Babel-17 combines the adventure conventions of space opera with a sustained inquiry into language and signs. William H. Hardesty III argues that its space-opera elements form a system of signs through which the novel comments ironically on its own genre. Rydra Wong's voyage consequently centers on the knowledge needed to understand an unfamiliar language, not the pursuit of adventure or a material prize. Buller and Rambo interpret the journey as a quest whose literal goal and symbolic meaning are both knowledge. George E. Slusser approaches the quest as an effort to establish communicable order through words and gain control of a language structure.

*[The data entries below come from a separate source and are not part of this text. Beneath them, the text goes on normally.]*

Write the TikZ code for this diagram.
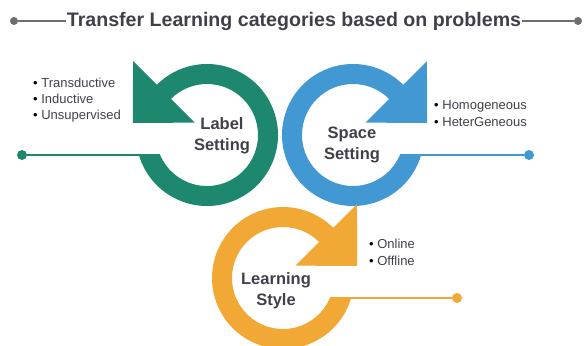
\documentclass[tikz,border=0pt]{standalone}
\usepackage{fontspec}
\setmainfont{Liberation Sans}
\usetikzlibrary{calc}
\definecolor{ringgreen}{RGB}{30,136,110}
\definecolor{ringblue}{RGB}{66,152,210}
\definecolor{ringorange}{RGB}{242,168,52}
\definecolor{textgray}{RGB}{64,64,74}
\definecolor{linegray}{RGB}{110,110,110}
\tikzset{enddot/.style={circle, fill, inner sep=0pt, minimum size=10pt}}
\tikzset{ringlabel/.style={align=center, text=textgray, inner sep=0pt, font=\fontsize{16.5}{21}\selectfont\bfseries}}
\tikzset{listitem/.style={anchor=base west, inner sep=0pt, text=textgray, font=\fontsize{13}{16}\selectfont}}
\tikzset{ringarrow/.pic={
    \fill[#1] (163.65:71) arc[start angle=163.65, end angle=-135, radius=71]
      -- (-135:104.5) -- (-74.24,-12.02) -- (-135:17.5) -- (-135:51)
      arc[start angle=-135, end angle=156.9, radius=51] -- cycle;
  }}

\begin{document}
\begin{tikzpicture}[x=1pt,y=-1pt]
  \useasboundingbox (0,0) rectangle (585,345);
  \node[font=\fontsize{19.6}{23}\selectfont\bfseries, text=textgray, inner sep=1pt] (title) at (294,21)
    {Transfer Learning categories based on problems};
  \node[enddot, fill=linegray, minimum size=8pt] (tleft) at (14,21) {};
  \node[enddot, fill=linegray, minimum size=8pt] (tright) at (578,21) {};
  \draw[linegray, line width=1.5pt] (tleft) -- (title);
  \draw[linegray, line width=1.5pt] (title) -- (tright);

  \foreach \cx/\cy/\col/\ex/\dx/\lab in {
    207/135/ringgreen/160/22/label,
    353/135/ringblue/400/529/space,
    283/278/ringorange/330/457/style%
  } {
    \node[enddot, fill=\col] (\lab dot) at (\dx, \cy+20) {};
    \coordinate (\lab end) at (\ex, \cy+20);
    \draw[\col, line width=2pt] (\lab dot) -- (\lab end);
  }

  \pic at (207,135) {ringarrow=ringgreen};
  \pic[xscale=-1] at (353,135) {ringarrow=ringblue};
  \pic[xscale=-1] at (283,278) {ringarrow=ringorange};

  \node[ringlabel] (label) at (222,136) {Label\\Setting};
  \node[ringlabel] (space) at (352,145) {Space\\Setting};
  \node[ringlabel] (style) at (276,291) {Learning\\Style};

  \foreach \x/\y/\txt/\n in {
    33/87/Transductive/1,
    33/103/Inductive/2,
    33/119/Unsupervised/3,
    434/109/Homogeneous/4,
    434/126/HeterGeneous/5,
    369/248/Online/6,
    369/265/Offline/7%
  } {
    \node[listitem] (item\n) at (\x, \y) {{\color{black}\textbullet}\ \txt};
  }
\end{tikzpicture}
\end{document}
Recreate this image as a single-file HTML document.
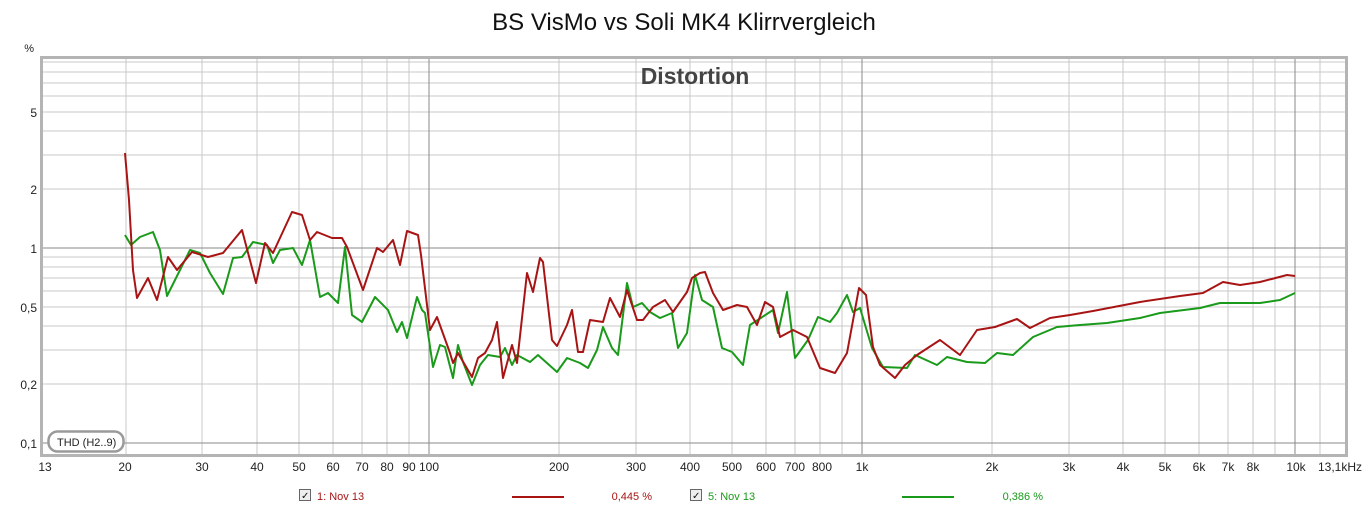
<!DOCTYPE html>
<html><head><meta charset="utf-8"><style>
body{margin:0;background:#fff;width:1369px;height:512px;overflow:hidden;font-family:"Liberation Sans",sans-serif}
</style></head><body>
<svg width="1369" height="512" xmlns="http://www.w3.org/2000/svg" font-family="Liberation Sans, sans-serif">
<rect width="1369" height="512" fill="#fff"/>
<text x="684" y="30" font-size="24" text-anchor="middle" fill="#111">BS VisMo vs Soli MK4 Klirrvergleich</text>
<text x="34" y="52" font-size="11" text-anchor="end" fill="#222">%</text>
<g stroke="#c8c8c8" stroke-width="1">
<line x1="126" y1="58" x2="126" y2="455"/><line x1="202" y1="58" x2="202" y2="455"/><line x1="257" y1="58" x2="257" y2="455"/><line x1="299" y1="58" x2="299" y2="455"/><line x1="333" y1="58" x2="333" y2="455"/><line x1="362" y1="58" x2="362" y2="455"/><line x1="387" y1="58" x2="387" y2="455"/><line x1="409" y1="58" x2="409" y2="455"/>
<line x1="559" y1="58" x2="559" y2="455"/><line x1="636" y1="58" x2="636" y2="455"/><line x1="690" y1="58" x2="690" y2="455"/><line x1="732" y1="58" x2="732" y2="455"/><line x1="766" y1="58" x2="766" y2="455"/><line x1="795" y1="58" x2="795" y2="455"/><line x1="820" y1="58" x2="820" y2="455"/><line x1="842" y1="58" x2="842" y2="455"/>
<line x1="992" y1="58" x2="992" y2="455"/><line x1="1069" y1="58" x2="1069" y2="455"/><line x1="1123" y1="58" x2="1123" y2="455"/><line x1="1165" y1="58" x2="1165" y2="455"/><line x1="1199" y1="58" x2="1199" y2="455"/><line x1="1228" y1="58" x2="1228" y2="455"/><line x1="1253" y1="58" x2="1253" y2="455"/><line x1="1275" y1="58" x2="1275" y2="455"/><line x1="1320" y1="58" x2="1320" y2="455"/>
<line x1="42" y1="384" x2="1346" y2="384"/><line x1="42" y1="350" x2="1346" y2="350"/><line x1="42" y1="326" x2="1346" y2="326"/><line x1="42" y1="307" x2="1346" y2="307"/><line x1="42" y1="291" x2="1346" y2="291"/><line x1="42" y1="278" x2="1346" y2="278"/><line x1="42" y1="267" x2="1346" y2="267"/><line x1="42" y1="257" x2="1346" y2="257"/>
<line x1="42" y1="189" x2="1346" y2="189"/><line x1="42" y1="155" x2="1346" y2="155"/><line x1="42" y1="131" x2="1346" y2="131"/><line x1="42" y1="112" x2="1346" y2="112"/><line x1="42" y1="96" x2="1346" y2="96"/><line x1="42" y1="83" x2="1346" y2="83"/><line x1="42" y1="72" x2="1346" y2="72"/><line x1="42" y1="62" x2="1346" y2="62"/>
</g>
<g stroke="#8a8a8a" stroke-width="1">
<line x1="429" y1="58" x2="429" y2="455"/><line x1="862" y1="58" x2="862" y2="455"/><line x1="1295" y1="58" x2="1295" y2="455"/>
<line x1="42" y1="248" x2="1346" y2="248"/><line x1="42" y1="443" x2="1346" y2="443"/>
</g>
<rect x="41.5" y="57.5" width="1305" height="398" fill="none" stroke="#b4b4b4" stroke-width="3"/>
<text x="695" y="84" font-size="23" font-weight="bold" text-anchor="middle" fill="#444">Distortion</text>
<g font-size="12" fill="#222" text-anchor="end">
<text x="37" y="117">5</text><text x="37" y="194">2</text><text x="37" y="253">1</text><text x="37" y="312">0,5</text><text x="37" y="389">0,2</text><text x="37" y="448">0,1</text>
</g>
<g font-size="12" fill="#222" text-anchor="middle">
<text x="45" y="471">13</text><text x="125" y="471">20</text><text x="202" y="471">30</text><text x="257" y="471">40</text><text x="299" y="471">50</text><text x="333" y="471">60</text><text x="362" y="471">70</text><text x="387" y="471">80</text><text x="409" y="471">90</text><text x="429" y="471">100</text>
<text x="559" y="471">200</text><text x="636" y="471">300</text><text x="690" y="471">400</text><text x="732" y="471">500</text><text x="766" y="471">600</text><text x="795" y="471">700</text><text x="822" y="471">800</text><text x="862" y="471">1k</text>
<text x="992" y="471">2k</text><text x="1069" y="471">3k</text><text x="1123" y="471">4k</text><text x="1165" y="471">5k</text><text x="1199" y="471">6k</text><text x="1228" y="471">7k</text><text x="1253" y="471">8k</text><text x="1296" y="471">10k</text><text x="1340" y="471">13,1kHz</text>
</g>
<rect x="48.5" y="431.5" width="75" height="20" rx="9" fill="#fff" stroke="#9a9a9a" stroke-width="2.5"/>
<text x="57" y="446" font-size="11" fill="#222">THD (H2..9)</text>
<polyline fill="none" stroke="#1a9a1a" stroke-width="2" stroke-linejoin="round" points="125,235 131,245 140,237 153,232 160,250 167,296 190,250 200,253 210,273 223,294 233,258 242,257 253,242 267,245 273,263 280,250 293,248 302,265 310,240 320,297 328,293 338,303 345,247 352,315 362,322 375,297 388,310 397,332 402,322 407,338 417,297 422,310 425,313 433,367 440,345 445,347 453,378 458,345 463,362 472,385 480,365 488,355 500,357 505,348 512,365 517,355 530,362 538,355 557,372 567,358 580,363 588,368 597,350 603,327 612,348 618,355 627,283 633,307 642,303 650,312 660,318 672,313 678,348 687,333 695,275 702,300 713,307 722,348 732,352 743,365 750,325 773,310 778,333 787,292 795,358 808,340 818,317 830,322 837,313 847,295 853,312 860,308 872,348 883,367 907,368 915,355 937,365 947,357 967,362 985,363 997,353 1013,355 1033,337 1057,327 1080,325 1107,323 1140,318 1160,313 1200,308 1220,303 1260,303 1280,300 1295,293"/>
<polyline fill="none" stroke="#a81414" stroke-width="2" stroke-linejoin="round" points="125,153 129,200 133,270 137,298 148,278 157,300 168,257 177,270 192,252 208,257 223,253 242,230 256,283 265,243 273,253 292,212 302,215 310,240 317,232 332,238 342,238 347,247 363,290 377,248 383,252 393,240 400,265 407,231 418,235 421,255 430,330 437,317 450,353 453,363 458,353 472,377 478,358 485,353 492,340 497,322 503,378 512,345 517,363 527,273 533,292 540,258 543,262 552,340 557,346 567,325 572,310 578,352 583,352 590,320 603,322 610,298 620,317 627,290 637,320 643,320 653,307 665,300 673,312 687,292 692,278 700,273 705,272 713,293 723,310 737,305 747,307 757,325 765,302 773,307 780,337 793,330 807,337 820,368 835,373 847,353 859,288 866,295 873,347 880,365 895,378 905,365 917,355 940,340 960,355 977,330 995,327 1017,319 1030,328 1050,318 1070,315 1093,311 1140,302 1180,296 1203,293 1223,282 1240,285 1260,282 1287,275 1295,276"/>
<rect x="299.5" y="489.5" width="11" height="11" fill="#eee" stroke="#666"/>
<text x="301" y="499" font-size="10" fill="#111">✓</text>
<text x="317" y="500" font-size="11" fill="#a81414">1: Nov 13</text>
<line x1="512" y1="497" x2="564" y2="497" stroke="#a81414" stroke-width="2"/>
<text x="652" y="500" font-size="11" fill="#a81414" text-anchor="end">0,445 %</text>
<rect x="690.5" y="489.5" width="11" height="11" fill="#eee" stroke="#666"/>
<text x="692" y="499" font-size="10" fill="#111">✓</text>
<text x="708" y="500" font-size="11" fill="#1a9a1a">5: Nov 13</text>
<line x1="902" y1="497" x2="954" y2="497" stroke="#1a9a1a" stroke-width="2"/>
<text x="1043" y="500" font-size="11" fill="#1a9a1a" text-anchor="end">0,386 %</text>
</svg>
</body></html>
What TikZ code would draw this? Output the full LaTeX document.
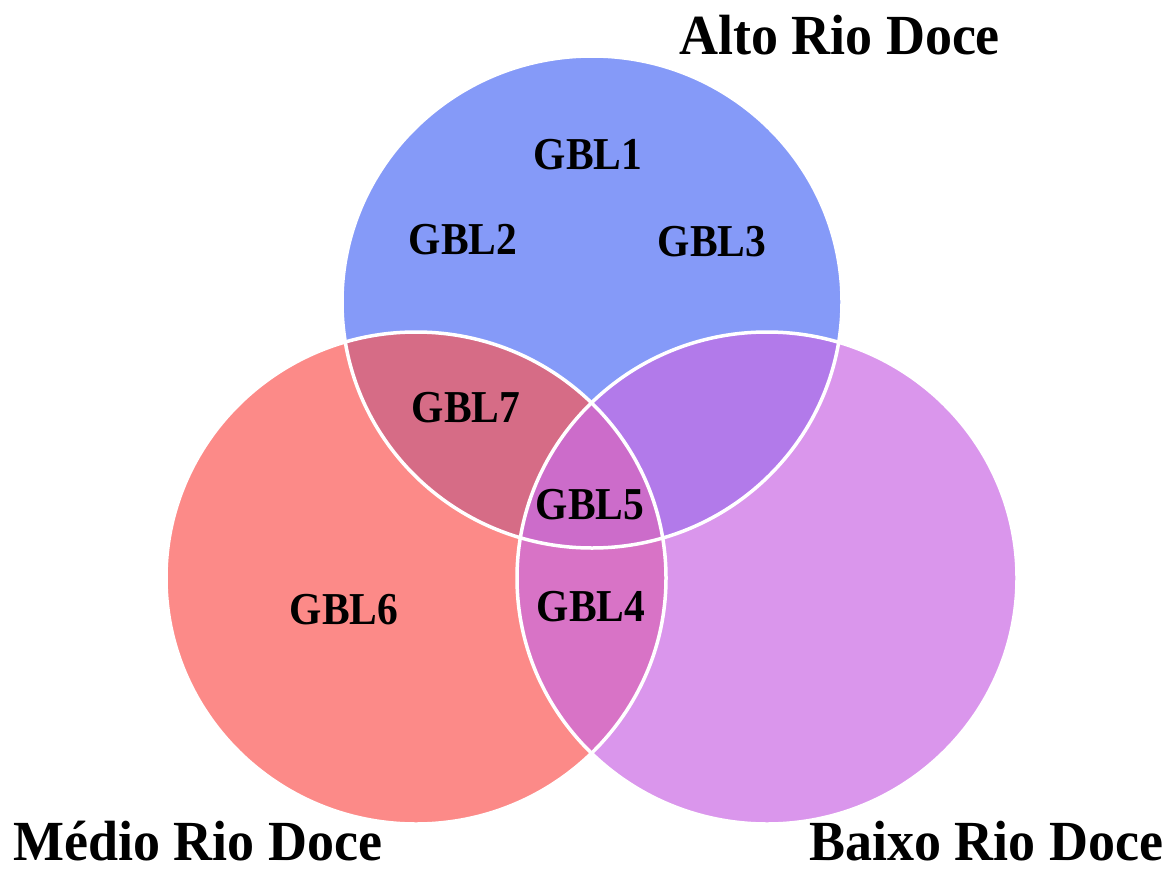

Although the novel includes military danger and action, it emphasizes problem-solving and investigation. Seth McEvoy characterizes its action as economical, with few prolonged battles or major digressions, while its dialogue advances the plot and develops character. He reads Rydra less as a conventional action hero than as an intellectual and linguistic investigator, making the effort to understand Babel-17 the source of the novel's central risks and discoveries.

==Reception==

In the December 1966 issue of The Magazine of Fantasy & Science Fiction, Judith Merril reviewed Empire Star and Babel-17 together before broadening her discussion to Delany's first seven novels. She placed Delany, alongside Roger Zelazny and Thomas M. Disch, among the most promising new American science-fiction writers. Merril admired the mythic and poetic force of his early fiction, its powerful images, psychological insight, and ability to combine ideas about time, space, and mathematics. Her assessment was nevertheless qualified: she considered Delany's style still undeveloped and strongly derivative of Theodore Sturgeon and Cordwainer Smith. Though she found the books' surfaces confusing, she considered their underlying purpose clear and expressed eagerness to read more of Delany's work.

Babel-17 shared the 1966 Nebula Award for Best Novel with Daniel Keyes's Flowers for Algernon. It was also a finalist for the Hugo Award for Best Novel in 1967; the award went to Robert A. Heinlein's The Moon Is a Harsh Mistress.

Retrospective assessments have often valued the novel's ability to combine linguistic speculation with the scale and movement of space opera. David Pringle described it as a colorful and inventive example of the form. Jo Walton praised its mixture of adventure, character, and densely imagined social worlds, particularly Rydra Wong as a complex female protagonist in a 1966 science-fiction novel. Roy Arthur Swanson likewise emphasized the novel's pace, ingenuity, lyricism, semiotic play, and interest in varieties of human experience. In a later personal essay, Judith Tarr recalled the book as formative reading and characterized its central concern as humane, with Rydra's success depending on the people around her as much as on her individual ability.

The same ambition has also prompted reservations about the novel's linguistic premises and narrative execution. Walter E. Meyers considered it richly inventive and well written while finding a number of its linguistic details technically mistaken; he judged it less successful than Jack Vance's The Languages of Pao. CD Covington similarly found the central idea interesting, implausible, and effectively executed, while questioning its assumptions about universal translation and information density. Bogi Takács praised the prose, social imagination, world-building, and matter-of-fact diversity, but criticized the use of Hungarian as an example language in the novel and found the spy-thriller plot comparatively disappointing. Luke Brown also praised the future culture, Rydra, and relationship structures, while faulting occasional overindulgence in the prose and a final act weakened by exposition, contrivance, and coincidence.